Investors have been speculating the European Central Bank will soon loosen policy, though official messages are mixed.

On Tuesday, ECB Vice President Vitor Constancio told a news conference that low inflation was a concern but denied deflation was a threat.

That was taken to mean the chances the central bank would move on Thursday were low.

The euro got a modest lift and was around $1.3810 at 10:00 SA time.

That was a shade higher than it had been at the last ECB meeting, a fact that won't have gone unnoticed at the bank, which has cited the euro as one reason it might cut rates again.
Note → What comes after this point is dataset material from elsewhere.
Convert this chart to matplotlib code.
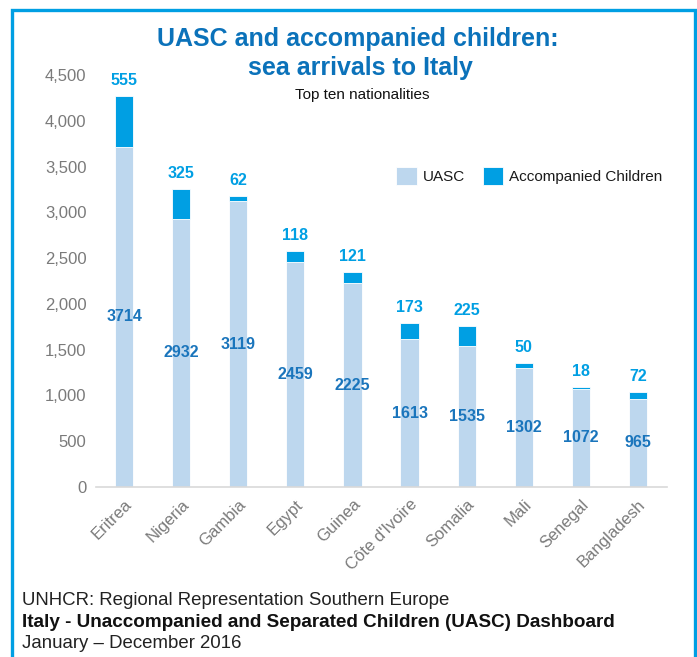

“All the money that ran away at the height of the crisis is now coming back in, and that flow, as well as driving this periphery rally, is keeping the euro high,” said Aberdeen Asset Management fixed income and FX strategist Luke Bartholomew.

“We are short the euro, long the periphery, but it's incredibly frustrating being short the euro at the moment.”



Financial markets now appear to have recovered after stumbling earlier this year.

A cutback in US monetary stimulus, the geopolitical tug-of-war over Ukraine and signs the Chinese economy was slowing all weighed on markets.

Even sluggishness in China is now considered favourable, because it bolsters the case for stimulus.

There are signs Beijing is hastening infrastructure spending in response.

Chinese state media reported that several cities may relax restrictions on house ownership, causing property stocks to surge.

The CSI300 property sub index rose 4 percent.

“Previously, the government repeatedly talked about controlling the property market, but now they aren't saying anything about this and instead there have been signs of easing policies,” said Tian Weidong, head of research in Kaiyuan Securities in Xi'an.

MSCI's broadest index of Asia-Pacific shares outside Japan crept up 0.4 percent to a fresh four-month high, while South Korea made a three-month peak.

The Nikkei outperformed after the yen weakened.

It climbed 1.7 percent after Wall Street hit an intraday record high on Monday.

US economic news has whetted risk appetite.

Manufacturing ISM data showed an expansion after weather-induced weakness in February.

New-vehicle sales saw a surprisingly brisk rise.

The US payrolls report on Friday is expected to show employment rose to 200,000 in March.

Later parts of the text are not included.